Comparison: Approaches at a Glance
| Criterion | Synthetic Data | Production Subset | Hand-crafted |
|---|---|---|---|
| Privacy & compliance | ✓ Structural | △ Requires masking | ✓ If no real data |
| Edge case coverage | ✓ By design | ✗ Historically rare | △ Labor-intensive |
| Scalability | ✓ On demand | △ Snapshot-bounded | ✗ Not practical |
| Controlled cause & effect | ✓ Precise | ✗ Inherited state | ✓ Precise |
| Real-world distribution | △ Approximated | ✓ Actual | ✗ Minimal |
| CI/CD integration | ✓ Native | ✗ Refresh bottleneck | △ Fragile |
| New feature coverage | ✓ Specifiable | ✗ Not yet in data | △ Manual effort |
A Closing Argument
The teams that do this well share a common trait: they have invested in understanding their domain deeply enough to specify it.

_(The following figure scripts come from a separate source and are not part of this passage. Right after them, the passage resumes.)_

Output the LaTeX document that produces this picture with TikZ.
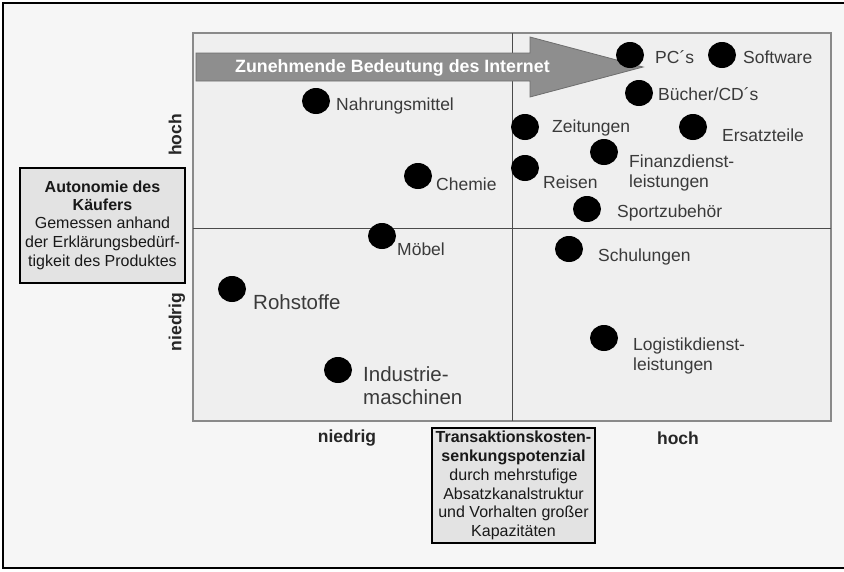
\documentclass[tikz,border=0pt]{standalone}
\usepackage{fontspec}
\setmainfont{Liberation Sans}
\usetikzlibrary{shapes.geometric}
\definecolor{bg}{HTML}{F6F6F6}
\definecolor{plotfill}{HTML}{EFEFEF}
\definecolor{plotedge}{HTML}{8A8A8A}
\definecolor{divline}{HTML}{4A4A4A}
\definecolor{txt}{HTML}{3A3A3A}
\definecolor{arrowfill}{HTML}{8E8E8E}
\definecolor{arrowedge}{HTML}{6E6E6E}
\definecolor{boxfill}{HTML}{E3E3E3}
\begin{document}
\begin{tikzpicture}[x=1pt,y=-1pt,
  dot/.style={ellipse, fill=black, minimum width=28pt, minimum height=26pt, inner sep=0pt},
  lbl/.style={anchor=west, inner sep=0pt, text=txt, align=left, font=\fontsize{17.5}{20}\selectfont},
  biglbl/.style={lbl, font=\fontsize{20.5}{23}\selectfont},
  axislbl/.style={inner sep=0pt, text=black!85, font=\bfseries\fontsize{17.5}{21}\selectfont},
  infobox/.style={draw=black, line width=1.6pt, fill=boxfill, align=center, inner sep=0pt, text=black!90, font=\fontsize{16}{18.8}\selectfont}]
\useasboundingbox (0,0) rectangle (844,571);
\fill[white] (0,0) rectangle (844,571);
\fill[bg] (3,3) rectangle (844,568);
\draw[line width=2pt] (844,3) -- (3,3) -- (3,568) -- (844,568);
% plot area
\draw[plotedge, fill=plotfill, line width=1.2pt] (193,33) rectangle (831,421);
\draw[divline, line width=1pt] (512,33) -- (512,421);
\draw[divline, line width=1pt] (193,228) -- (831,228);
% arrow
\draw[arrowedge, fill=arrowfill, line width=0.8pt] (196,53) -- (530,53) -- (530,37) -- (643,67) -- (530,97) -- (530,81) -- (196,81) -- cycle;
\node[anchor=west, inner sep=0pt, text=white, font=\bfseries\fontsize{17.8}{21}\selectfont] (arrowtext) at (235,68) {Zunehmende Bedeutung des Internet};
% dots and labels
\node[dot] (pc) at (630,55) {};
\node[lbl] (pcl) at (655,57) {PC´s};
\node[dot] (sw) at (722,55) {};
\node[lbl] (swl) at (743,57) {Software};
\node[dot] (bu) at (639,93) {};
\node[lbl] (bul) at (658,94) {Bücher/CD´s};
\node[dot] (na) at (316,101) {};
\node[lbl] (nal) at (336,106) {Nahrungsmittel};
\node[dot] (ze) at (525,127) {};
\node[lbl] (zel) at (552,128) {Zeitungen};
\node[dot] (er) at (693,127) {};
\node[lbl] (erl) at (722,135) {Ersatzteile};
\node[dot] (fi) at (604,152) {};
\node[lbl] (fil) at (629,173) {Finanzdienst-\\leistungen};
\node[dot] (re) at (525,168) {};
\node[lbl] (rel) at (543,182) {Reisen};
\node[dot] (ch) at (418,176) {};
\node[lbl] (chl) at (436,184) {Chemie};
\node[dot] (sp) at (587,209) {};
\node[lbl] (spl) at (617,213) {Sportzubehör};
\node[dot] (mo) at (382,236) {};
\node[lbl] (mol) at (397,249) {Möbel};
\node[dot] (sc) at (569,249) {};
\node[lbl] (scl) at (598,257) {Schulungen};
\node[dot] (ro) at (232,289) {};
\node[biglbl] (rol) at (253,302) {Rohstoffe};
\node[dot] (lo) at (604,338) {};
\node[lbl] (lol) at (633,356) {Logistikdienst-\\leistungen};
\node[dot] (in) at (338,370) {};
\node[biglbl] (inl) at (363,385.5) {Industrie-\\maschinen};
% axis labels
\node[axislbl, rotate=90] (yhoch) at (175,135) {hoch};
\node[axislbl, rotate=90] (yniedrig) at (177,322) {niedrig};
\node[axislbl] (xniedrig) at (347,438) {niedrig};
\node[axislbl] (xhoch) at (678,438) {hoch};
% info boxes
\node[infobox, minimum width=165pt, minimum height=115pt] (ybox) at (102.5,225.5)
  {\textbf{Autonomie des}\\[-1.5pt]\textbf{Käufers}\\Gemessen anhand\\der Erklärungsbedürf-\\tigkeit des Produktes};
\node[infobox, minimum width=163pt, minimum height=115pt] (xbox) at (513.5,485.5)
  {\textbf{Transaktionskosten-}\\\textbf{senkungspotenzial}\\durch mehrstufige\\Absatzkanalstruktur\\und Vorhalten großer\\Kapazitäten};
\end{tikzpicture}
\end{document}
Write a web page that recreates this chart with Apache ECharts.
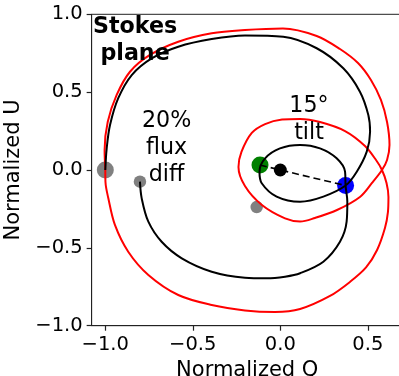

That investment is not a cost unique to synthetic data; it is a cost that any team building reliable software must eventually pay. The difference is whether that investment happens at the beginning of development, where it shapes the design, or at the end, after a production incident forces a reckoning.
Synthetic data does not replace production data. It replaces the false confidence that production snapshots provide: the feeling that testing against "real" data means testing against reality. A snapshot of the past, stripped of its most sensitive content and frozen at a point in time, is not reality. It is an artifact. The team that understands its domain well enough to construct the right data from scratch understands its system better than the team that inherited a database dump.
Build with intention. Verify against reality. In that order.